Mitchell’s Bay is a hotbed of summer activity.
The community on the weekend hosted the annual Mitchell’s Bay Singing Contest and a few weeks earlier held its annual antique car show. Up next Aug. 15 and 16 is the inaugural Mitchell’s Bay Bass Tournament.
Registration is underway for a bass tourney. Tom Beaton, who is co-chairing the event with Carol Ann Belanger, said the Mitchell’s Bay Area Association hopes to have a full field of 120 boats for the event, and already has about three dozen lined up to participate.
If there is a full field, Beaton said the prize packages will total $50,000. Even if there is a lower number, the minimum first prize up for grabs is $5,000.
“The prize money is pro-rated according to how many boats we get in, but 100% of the entry fee goes back into the prize money,” he said. “In terms of smaller tournaments, that’s a very generous prize package.”
There will likely be a mix of pro anglers and local enthusiasts, Beaton figures, as there is also the enticing prize for biggest fish.
“Even if you aren’t a pro, if you bring in the biggest fish, you’re going to get $1,000,” he said. “The locals know where to go. I have my favourite spot out on the lake. It evens the chances.”
Anglers will be able to weigh in five fish per day per boat.
Beaton said the tournament places an emphasis on fish survival as well.
“The safety of the fish is the utmost concern. We’ve hired a live-water weigh-in system and have a live-release boat at the tournament as well,” he said. “The fish are never really out of the water.
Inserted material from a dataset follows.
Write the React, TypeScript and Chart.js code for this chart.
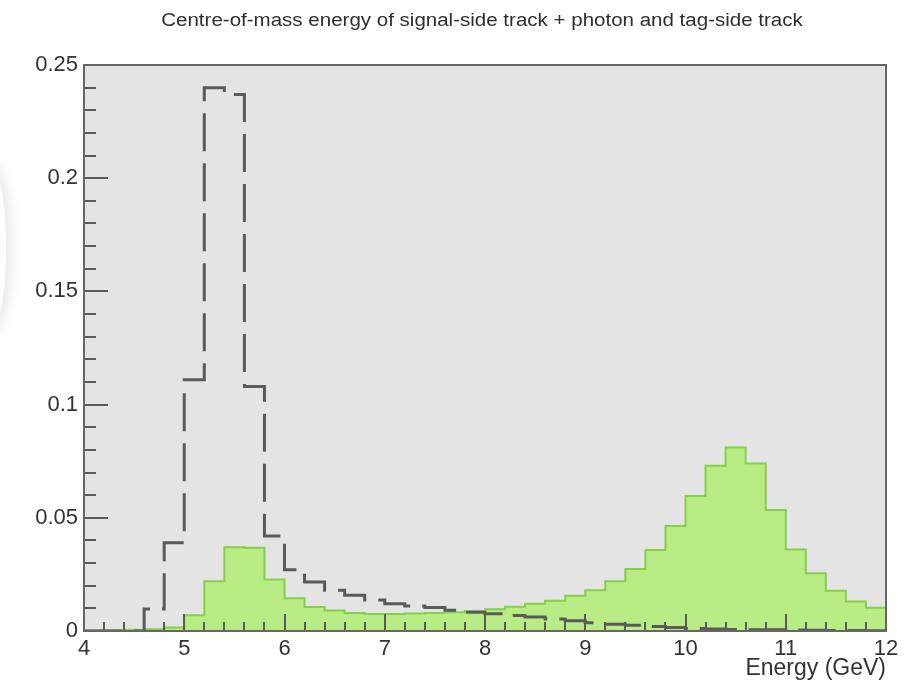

They’re taken back out to the middle of the lake and released in various locations.”
Ice is used to keep the water in the wells cool as well, and is placed in sealed bags so the chlorinated water doesn’t mix with the water in the wells as the ice melts, he added.
Should a fish die, the anglers on that boat are penalized as well, Beaton said.
“They have to be very careful in how they treat their fish.”
He encourages residents to flock to the park on the weekend to watch the weigh-ins.
The professional anglers won’t be the only folks out on the water fishing that weekend courtesy of the MBAA, as the association has partnered with Big Brothers Big Sisters to take a group of kids out for a day of fishing, Beaton said.
“We’re hooking up with kids who haven’t had the opportunity to enjoy fishing,” he said “(Big Brothers Big Sisters) have identified a number of children who either love the sport or would love to try it.”
Sponsors are covering the finances for the event and nine kids will go out on three charter boats, Beaton said.
Those kids, along with another 11, will take home a new rod and reel, tackle box and tackle too.
“They get to hopefully enjoy the sport of fishing another time,” he said.
Lake St. Clair remains an angler’s dream. While it may not have the salmon and lake trout of the larger Great Lakes, it is very productive for bass, muskie, pickerel and other fish, Beaton said.